Jefferson se levantó, inquieto, y empezó a pasear.
– No lo sé, la verdad. Me siento… perdido, como si hubiera tomado la salida equivocada en la autopista y no supiera por dónde tirar.
– Lo más fácil sería dar la vuelta -opinó Jesse.
– ¿Tú crees? Cuando dar la vuelta significa cambiar tu vida de arriba abajo, no es tan fácil.
– Depende de lo que ganes o lo que pierdas con el esfuerzo -dijo Justice-. ¿Y dónde has hecho el giro equivocado, Jeff? ¿Es por Maura?
– Estoy empezando a pensar que dejarla ha sido un error… ¿pero qué otra cosa podía hacer? Ella no estaba dispuesta a ceder ni un palmo. Es la mujer más terca que he conocido en toda mi vida…
– Ah, entonces debe ser perfecta para ti -murmuró Jesse, a quien de inmediato Jefferson fulminó con la mirada.
– Ya os he dicho que está embarazada.
– Sí, claro.
– Le pedí que se casara conmigo por el niño, pero se niega a hacerlo. Quiere un matrimonio de verdad.
– Ah, fíjate. Qué exigente -bromeó Jesse.
– Si no puedes ayudarme, cállate -lo regañó Jefferson.
– Tú no necesitas ayuda, lo que necesitas es terapia. ¿Por qué no puedes casarte con ella de verdad?
– Porque ya estuve enamorado de Anna.
Sus dos hermanos se quedaron callados. Ah, ahora no tenían tantas respuestas.
– ¿No lo entendéis? Estoy admitiendo que amo a Maura… estoy diciendo que Anna no contó para nada. Que lo que hubo entre nosotros se puede reemplazar.
Justice se estiró en el sofá, sacudiendo la cabeza.
– Eso es lo más tonto que he oído nunca. ¿Estás de acuerdo, Jesse?
– Totalmente. ¿Qué estás diciendo, Jeff, que sólo se puede amar a una mujer en la vida?
– No -murmuró él, percatándose de lo tonto que sonaba cuando lo decía en voz alta-. No he querido decir eso.
– ¿Entonces qué has querido decir? ¿Crees que Anna querría que vivieras solo toda la vida para demostrar que la querías de verdad?
– No -admitió Jefferson-, No es eso.
Por primera vez se dio cuenta de que las imágenes de Anna empezaban a hacerse borrosas.

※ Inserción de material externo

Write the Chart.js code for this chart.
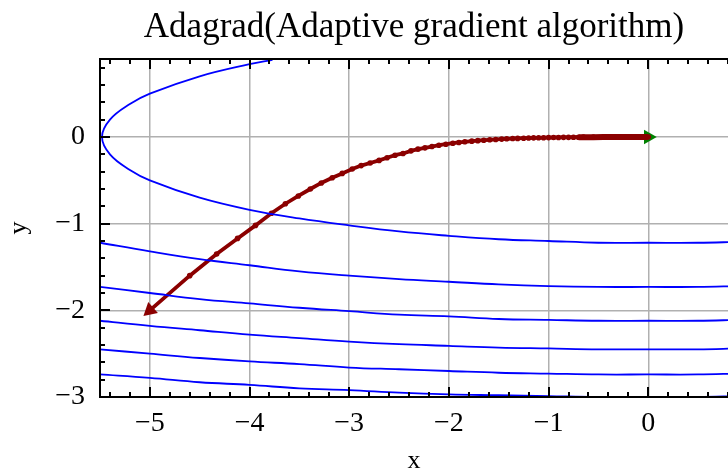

Era lógico, ya que el tiempo era un bálsamo para el dolor y la tristeza. Aunque dejaba atrás una vaga sensación de culpa por seguir vivo, por seguir respirando cuando la persona a la que amabas había desaparecido.
– Jefferson -dijo Jesse entonces-, si ya tuvieras un hijo, ¿serías capaz de querer al que espera Maura?
– Pues claro, qué pregunta más tonta.
– ¿Tú crees? Acabas de decirnos que no puedes querer a Maura porque quisiste a Anna. ¿No es lo mismo?
No era sólo querer a Maura lo que lo hacía sentir como si estuviera traicionando a Anna, pensó él entonces. Lo que sentía por Maura era mucho más profundo, más maduro. Pero no podía decirles eso a sus hermanos porque ya pensaban que estaba loco. Aunque no resultaba fácil, se dio cuenta de que el amor que había sentido por Anna había sido un amor inocente, juvenil. Y había terminado demasiado pronto, antes de que pudieran ponerlo a prueba. Pero ahora podía amar más profundamente porque había vivido más, porque sabía más, porque tenía más experiencia. La vida lo había hecho adulto y era capaz de sentir más que cuando tenía veinte años.